A friend of mine has a pretty large business importing speakers and portable charges into australia, started out of parents garage but is now in hundreds of stores australia wide so if you do it right the potential rewards are significant.

Key focus areas should be obviously the right product, pricing fixed for a period, supplier being reliable and running your business very lean

What are you looking to do?
 
Thanks for your feed back guys. I was looking at building materials as I am in the building trade. I was thinking to my self what does every house need

Toilets
Faucets
Baths
Shower heads.

I was thinking maybe start with one of those items and see where it goes. I will start with the cheapest item, probably taps or shower heads.

I know there is a lot of places selling these items cheap but I thought why not have a go.

All items will be to Australian standards of course.

Can anyone see a problem with importing these.
 
Yes I import Flyscreen material (among other things) and do quite well :)

I started to supply my husbands business (and colleagues) and then branched out to eBay and my own website.

If you have customers ready to go, then why not give it a go? Find yourself a fregiht forwarder/customs agent and just start:)
 
What do you mean by freight forwarder and customs agent?
If I sold at the bunnings and masters prices I would probably make a good profit. Their bathroom pc items are expensive compared to ebay, gumtree etc
 
You need a freight forwarder/customs agent to bring the goods into the country.

I order from the factory in China, then my agent takes care of everything else. My agent also puts in a deferred GST "thing" so I don't pay GST on the incoming goods. (don't know quite how to explain that...the ATO places the DGST in box 7a of the BAS and it gets balanced out at 1a)
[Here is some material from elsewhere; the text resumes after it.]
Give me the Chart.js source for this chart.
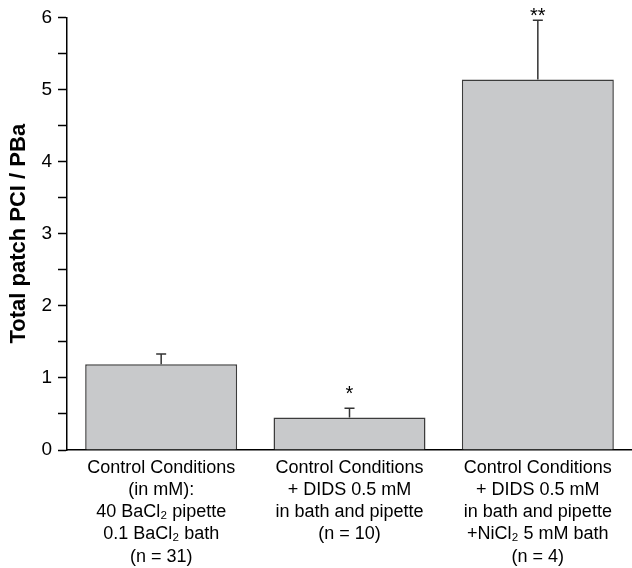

To give you an idea, a full container of stock costs me roughly $2000-$2500 in freight and customs fees.
 
Moyjos, also your method (FOB terms) is the way to go. Leaving freight arrangements in the hands of the supplier (CFR terms) will ensure you get stitched up on destination charges as supplier gets a rebate, that's the game ;) Also you don't want shipments through a different mob of plonkers each time that you have no relationship with.
 
Moyjos, also your method (FOB terms) is the way to go. Leaving freight arrangements in the hands of the supplier (CFR terms) will ensure you get stitched up on destination charges as supplier gets a rebate, that's the game ;)
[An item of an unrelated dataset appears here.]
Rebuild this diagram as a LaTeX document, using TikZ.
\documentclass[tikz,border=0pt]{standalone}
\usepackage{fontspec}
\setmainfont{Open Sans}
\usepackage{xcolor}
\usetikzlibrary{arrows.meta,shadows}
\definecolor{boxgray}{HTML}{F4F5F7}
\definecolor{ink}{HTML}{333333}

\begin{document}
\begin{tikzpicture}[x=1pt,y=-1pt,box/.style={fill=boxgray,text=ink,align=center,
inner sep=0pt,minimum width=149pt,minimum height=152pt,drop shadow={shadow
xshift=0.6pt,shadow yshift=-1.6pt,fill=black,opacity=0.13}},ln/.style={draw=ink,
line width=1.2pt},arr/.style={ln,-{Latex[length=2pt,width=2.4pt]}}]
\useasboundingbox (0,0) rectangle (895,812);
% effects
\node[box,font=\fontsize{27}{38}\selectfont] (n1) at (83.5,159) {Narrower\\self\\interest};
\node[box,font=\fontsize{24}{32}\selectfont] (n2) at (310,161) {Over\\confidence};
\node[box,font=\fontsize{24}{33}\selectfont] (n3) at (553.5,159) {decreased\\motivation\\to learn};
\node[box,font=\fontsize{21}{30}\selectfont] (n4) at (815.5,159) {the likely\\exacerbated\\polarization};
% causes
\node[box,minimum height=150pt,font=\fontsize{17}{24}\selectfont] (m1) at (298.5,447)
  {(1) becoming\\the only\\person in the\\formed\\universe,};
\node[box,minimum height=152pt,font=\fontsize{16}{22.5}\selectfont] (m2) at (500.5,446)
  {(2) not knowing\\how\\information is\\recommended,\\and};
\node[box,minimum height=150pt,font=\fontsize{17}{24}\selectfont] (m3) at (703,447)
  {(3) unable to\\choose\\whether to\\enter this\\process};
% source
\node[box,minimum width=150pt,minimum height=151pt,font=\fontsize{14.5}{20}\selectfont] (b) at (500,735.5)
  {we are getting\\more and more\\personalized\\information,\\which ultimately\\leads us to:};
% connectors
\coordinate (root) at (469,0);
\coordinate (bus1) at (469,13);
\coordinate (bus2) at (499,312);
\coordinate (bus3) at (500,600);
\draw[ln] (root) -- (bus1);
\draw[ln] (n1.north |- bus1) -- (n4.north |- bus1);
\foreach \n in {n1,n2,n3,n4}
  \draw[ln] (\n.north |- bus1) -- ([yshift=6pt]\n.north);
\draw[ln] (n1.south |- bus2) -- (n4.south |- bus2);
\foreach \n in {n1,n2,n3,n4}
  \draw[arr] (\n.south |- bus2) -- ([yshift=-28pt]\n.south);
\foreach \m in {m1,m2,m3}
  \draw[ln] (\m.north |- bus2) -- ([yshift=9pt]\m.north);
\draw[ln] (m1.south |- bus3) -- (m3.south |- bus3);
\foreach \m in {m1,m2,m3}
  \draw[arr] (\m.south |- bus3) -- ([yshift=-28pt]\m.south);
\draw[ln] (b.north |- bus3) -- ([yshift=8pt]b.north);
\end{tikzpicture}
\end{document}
Oh god yes ! Definately FOB. (free on board ) for those playing at home. This means you don't pay freight internally overseas. Altough I have often played the game of getting two quotes (with different email addresses) one CFR and one FOB. Sometimes the supplier will just load the price for the FOB price. (after all nothing is free) then you just negotiate the price down.
 
I have to disagree with the 2 of you, there are no hard and fast rules re that imo. We buy some cfr and some fob, there are times where cfr makes more sense and is cheaper, especially if the supplier is a large player that gets excellent rates.
 
What are you guys who import finding with regards to putting your price up as the dollar falls? Im itching to jack my prices up but finding competitors still haven't so if i move it may hurt our business in the short term.